Sometimes distressed companies “buy back” their debt at a discount (i.e., 50%). What’s the motivation for doing this and how does it work accounting-wise?
- Rationale: use excess csah to buy back debt cheaply and sharply reduce go-forwaard interest expense / obligations. Works b/c foregone interest on cash < interest rate on debt, so net interest expense falls.
- Accounting: B/S cash and B/S debt decrease in equal amounts
What kind of companies would most likely enact debt buy-backs?
Over-levered companies that were acquired by PE sponsors in LBOs, now facing burdensome interest payments and have excess cash.
Why might a creditor have to take a loss on the debt it loaned to a distressed company?

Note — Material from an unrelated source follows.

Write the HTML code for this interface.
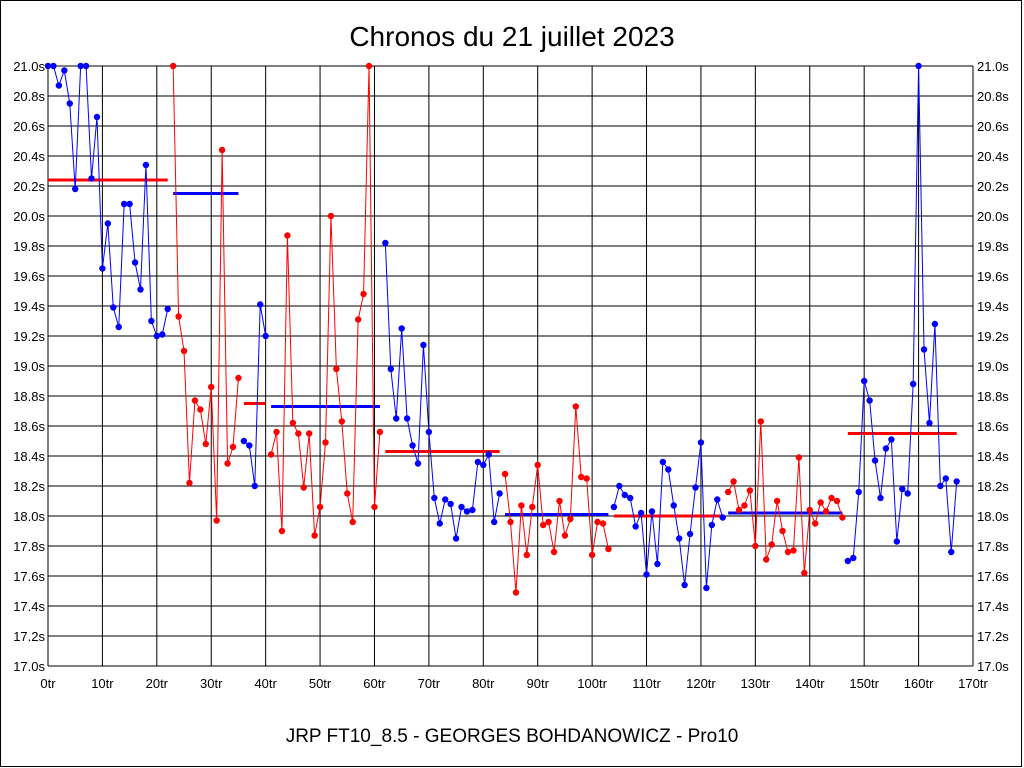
<!DOCTYPE html>
<html><head><meta charset="utf-8"><style>
body{margin:0;background:#fff;}
svg{display:block;font-family:"Liberation Sans",sans-serif;}
</style></head><body>
<svg id="chart" width="1024" height="768" viewBox="0 0 1024 768">
<rect x="0" y="0" width="1024" height="768" fill="#fff"/>
<rect x="0.5" y="0.5" width="1021" height="766" fill="none" stroke="#000" stroke-width="1"/>
<text x="512" y="46" text-anchor="middle" font-size="28">Chronos du 21 juillet 2023</text>
<text x="512" y="742" text-anchor="middle" font-size="19">JRP FT10_8.5 - GEORGES BOHDANOWICZ - Pro10</text>
<g id="grid"></g><g id="avg"></g><g id="series"></g>
</svg>
<script>
const times=[21.0,21.0,20.87,20.97,20.75,20.18,21.0,21.0,20.25,20.66,19.65,19.95,19.39,19.26,20.08,20.08,19.69,19.51,20.34,19.3,19.2,19.21,19.38,
21.0,19.33,19.1,18.22,18.77,18.71,18.48,18.86,17.97,20.44,18.35,18.46,18.92,
18.5,18.47,18.2,19.41,19.2,
18.41,18.56,17.9,19.87,18.62,18.55,18.19,18.55,17.87,18.06,18.49,20.0,18.98,18.63,18.15,17.96,19.31,19.48,21.0,18.06,18.56,
19.82,18.98,18.65,19.25,18.65,18.47,18.35,19.14,18.56,18.12,17.95,18.11,18.08,17.85,18.06,18.03,18.04,18.36,18.34,18.41,17.96,18.15,
18.28,17.96,17.49,18.07,17.74,18.06,18.34,17.94,17.96,17.76,18.1,17.87,17.98,18.73,18.26,18.25,17.74,17.96,17.95,17.78,
18.06,18.2,18.14,18.12,17.93,18.02,17.61,18.03,17.68,18.36,18.31,18.07,17.85,17.54,17.88,18.19,18.49,17.52,17.94,18.11,17.99,
18.16,18.23,18.04,18.07,18.17,17.8,18.63,17.71,17.81,18.1,17.9,17.76,17.77,18.39,17.62,18.04,17.95,18.09,18.03,18.12,18.1,17.99,
17.7,17.72,18.16,18.9,18.77,18.37,18.12,18.45,18.51,17.83,18.18,18.15,18.88,21.0,19.11,18.62,19.28,18.2,18.25,17.76,18.23];
const segStart=[0,23,36,41,62,84,104,125,147];
const segEnd=[22,35,40,61,83,103,124,146,167];
const segAvg=[20.24,20.15,18.75,18.73,18.43,18.01,18.0,18.02,18.55];
const yTicks=[17.0,17.2,17.4,17.6,17.8,18.0,18.2,18.4,18.6,18.8,19.0,19.2,19.4,19.6,19.8,20.0,20.2,20.4,20.6,20.8,21.0];
const xTicks=[0,10,20,30,40,50,60,70,80,90,100,110,120,130,140,150,160,170];
const L=48,R=973,T=66,B=666,ymin=17,ymax=21,xmax=170;
const X=v=>L+(R-L)*v/xmax, Y=v=>B-(B-T)*(v-ymin)/(ymax-ymin);
const NS="http://www.w3.org/2000/svg";
function mk(t,a,p){const e=document.createElementNS(NS,t);for(const k in a)e.setAttribute(k,a[k]);p.appendChild(e);return e;}
const g=document.getElementById('grid');
yTicks.forEach(v=>{
 const l=mk('line',{x1:L,x2:R,y1:Y(v),y2:Y(v),stroke:'#000','stroke-width':1},g);
 
 
 const t=mk('text',{x:L-3,y:Y(v)+5,'text-anchor':'end','font-size':13},g);t.textContent=v.toFixed(1)+'s';
 
 
 const t2=mk('text',{x:R+4,y:Y(v)+5,'text-anchor':'start','font-size':13},g);t2.textContent=v.toFixed(1)+'s';
 
 
});
xTicks.forEach(v=>{
 const l=mk('line',{x1:X(v),x2:X(v),y1:T,y2:B,stroke:'#000','stroke-width':1},g);
 
 
 const t=mk('text',{x:X(v),y:B+22,'text-anchor':'middle','font-size':13},g);t.textContent=v+'tr';
 
 
});
const ga=document.getElementById('avg'),gs=document.getElementById('series');
segStart.forEach((s,k)=>{
 const e=segEnd[k],col=k%2?'#ff0000':'#0000ff',acol=k%2?'#0000ff':'#ff0000';
 const a=mk('line',{x1:X(s),x2:X(e),y1:Y(segAvg[k]),y2:Y(segAvg[k]),stroke:acol,'stroke-width':3},ga);
 
 
 let pts=[];for(let i=s;i<=e;i++)pts.push(X(i)+','+Y(times[i]));
 const p=mk('polyline',{points:pts.join(' '),fill:'none',stroke:col,'stroke-width':1},gs);
 
 
 for(let i=s;i<=e;i++){
  const c=mk('circle',{cx:X(i),cy:Y(times[i]),r:3.2,fill:col},gs);
  
  
 }
});
</script>
</body></html>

Junior (esp. unsecured) creditors may fall below the line - not enough to repay in full.
What is the end goal of a given financial restructuring?

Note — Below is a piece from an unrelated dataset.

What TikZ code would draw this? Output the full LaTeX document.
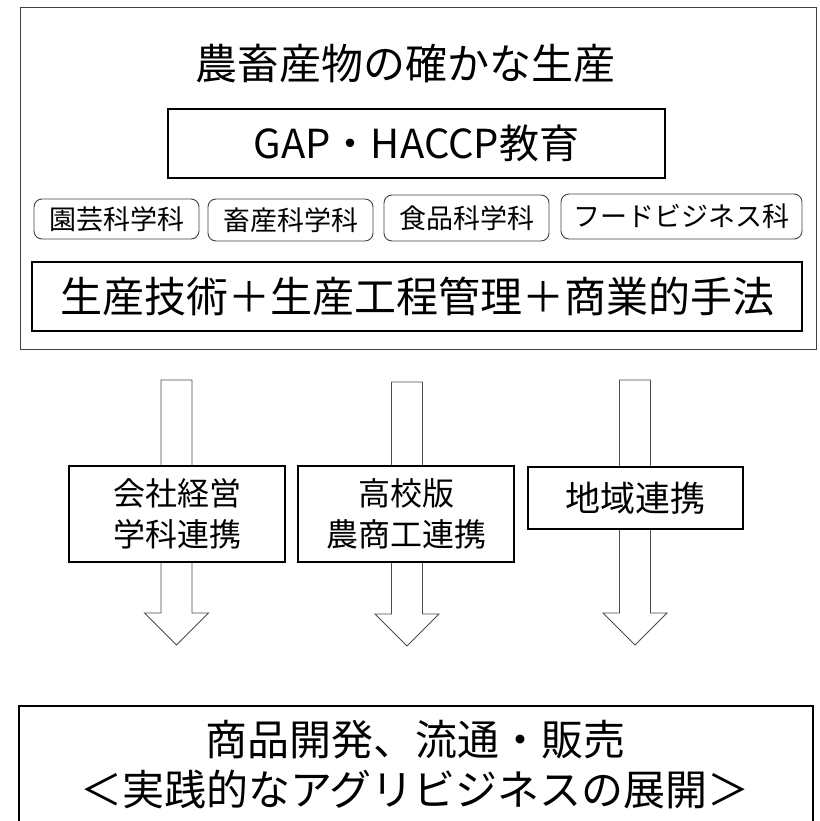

Not to change the amount of debt outstanding in and of itself, but to change the terms thereof (e.g., interest payments, monthly/quarterly principal repayment requirements and the covenants).
What’s the difference between a Distressed M&A deal and a Restructuring deal?
Restructuring is one possible outcome of a distressed M&A deal. Company can be distressed for many reasons, but solution isn’t always to restructure its debts - may declare bankruptcy, may liquidate and sell assets or it may sell 100% of itself.
What’s the difference between acquiring just the assets of a company and acquiring it on a “current liabilities assumed” basis?
- Assets = JUST assets.
- CL assumed - must make adjustments b/c distressed working capital can be extremely skewed. “Owed expenses” like A/P and accrued expenses are often much higher than they would be for a healthy company, so you have to subtract the difference if assuming CLs.
How could a decline in a company’s share price cause it to go bankrupt?
TRICK QUESTION. As a result of share price drop, customers, vendors, suppliers and lenders may be reluctant to deal with the distressed company, causing revenues to fall and A/P and accrued expenses to climb very high. This could cause failure, but not share price.
What happens to A/P days with a distressed company?
They get very high b/c can’t pay vendors / suppliers
Let’s say a distressed company wants to raise debt or equity to fix its financial problems rather than selling or declaring bankruptcy. Why might it not be able to do this?
- Debt: if company is too small or investors don’t believe its turnaround plan is credible, they’ll refuse to lend
- Equity: same, but worse, since lower priority. Further, getting “enough” equity to turnaround could mean selling ~100% of firm b/c of depressed market cap.
Will the adjusted EBITDA of a distressed company be higher or lower than the value you would get from its F/S?
Generally higher, b/c adjusting for higher-than-normal salaries, one-time legal and restructuring charges, etc.
Would you use levered free cash flow for a distressed company in a DCF since it might be encumbered with debt?
NO - want to analyze unlevered CF precisely b/c they might have higher-than-normal debt expenses. “True earnings power.”
Let’s say we’re doing a liquidation valuation for a distressed company. Why can’t we just use the shareholders’ equity number for its value? Isn’t that equal to assets minus liabilities?
NO - assets will prob. be sold for fire sale value, leading to realization of less than the S/E account.
What kind of recovery can you expect for different assets in a Liquidation Valuation?
A. Cash - ~100%, since highly liquid
B. Investments - varies by liquidity; close to 100% for those like cash and less for equity in other firms.
C. A/R - less than cash, since customers may not pay a distressed company.
D. Inventory - less than cash or A/R b/c useless minimal utility to another company.
E. PP&E - similar to cash for land and buildings; less for equipment
F. Intangibles - 0%. No one cares about goodwill or brand of distressed firm.
How would an LBO model for a distressed company be different?
Purpose of LBO would be to assess how quickly company could repay its debts and IRR for new debt/equity investors, not determine sponsor’s IRR.
Returns probably lower since distressed.
Structurally, LBO more likely to take form of an asset purchase than a stock purchase.